Obviously, it can work in reverse, where you are manipulated and unduly influenced by others. This often happens when we have ceded our power to someone else, not altogether unconsciously, too. For example, there is a  moon-Pluto opposition on the chart of John Lennon, an aspect affecting one’s emotional relationships and, most of all, one’s experience of being nurtured (as the moon signifies the archetypal Mother). With Pluto involved this is all about power, as might expect: Lennon was drawn to ‘formidable’ women, to put it mildly. According to one of Lennon’s former lovers, May Pang, ‘Yoko dominated John just as he had been dominated by his Aunt Mimi when he grew up.’ As writer Peter Doggett observed, ‘Lennon was still the boy who had lost his parents and who believed he could only function if somebody else was in control.’ ²

This whole theme of ‘power/powerlessness’ can manifest through seemingly fated events, too. What are you going to do when something ‘dies’ in your life? Not many of us are possessed of the Zen-like calm that can respond to drastic endings with detached composure. Saying goodbye to one’s job, marriage partner, best friend is – need I point out – far from easy. Most of us feel rather bruised, if we don’t actually go to pieces. You may find this death-rebirth cycle playing itself out on your chart wherever Pluto has cast his shadow.

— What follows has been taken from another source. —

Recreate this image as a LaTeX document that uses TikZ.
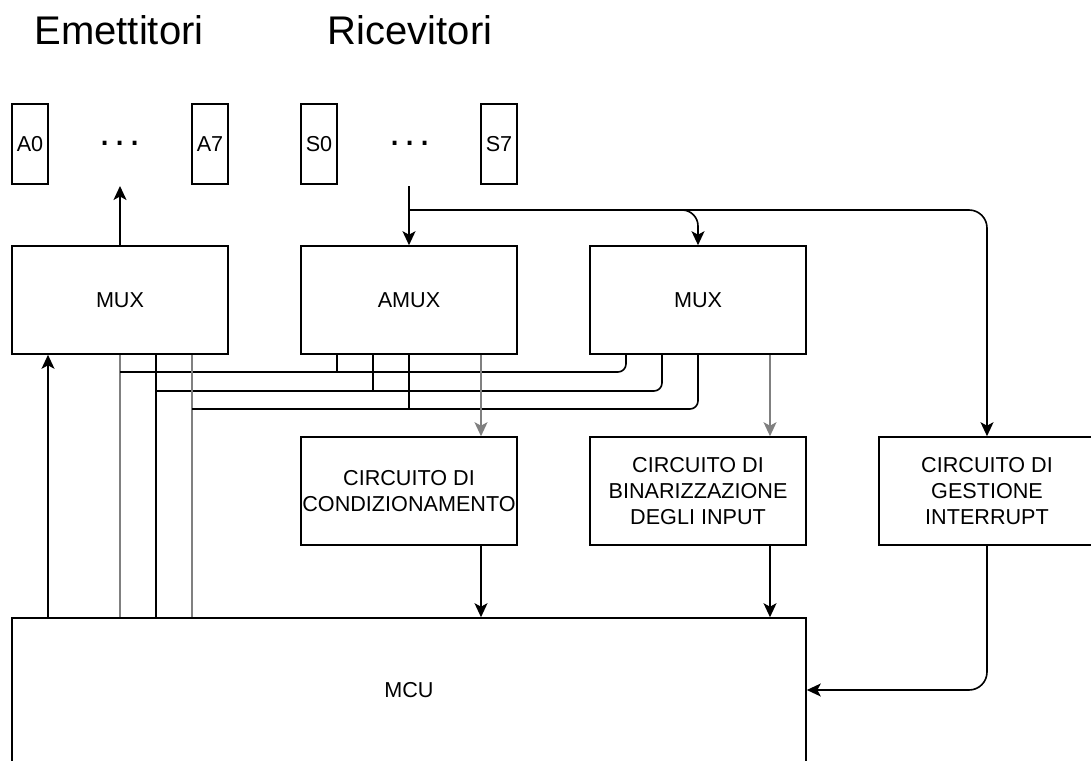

Here you may find endings and beginnings, the challenge of the new and untried as you’re forced to relinquish the past. There is often a sense that there’s no looking back. That bridges have been burned. But remember, wherever Pluto (like Kali) Destroys, it also Creates.

1. In Kinsley, David, Tantric Visions of the Divine Feminine: The Ten Mahavidyas (Berkeley: University of California Press, 1997), p.122

2. Doggett, Peter, You Never Give Me Your Money, Vintage Books, 2010.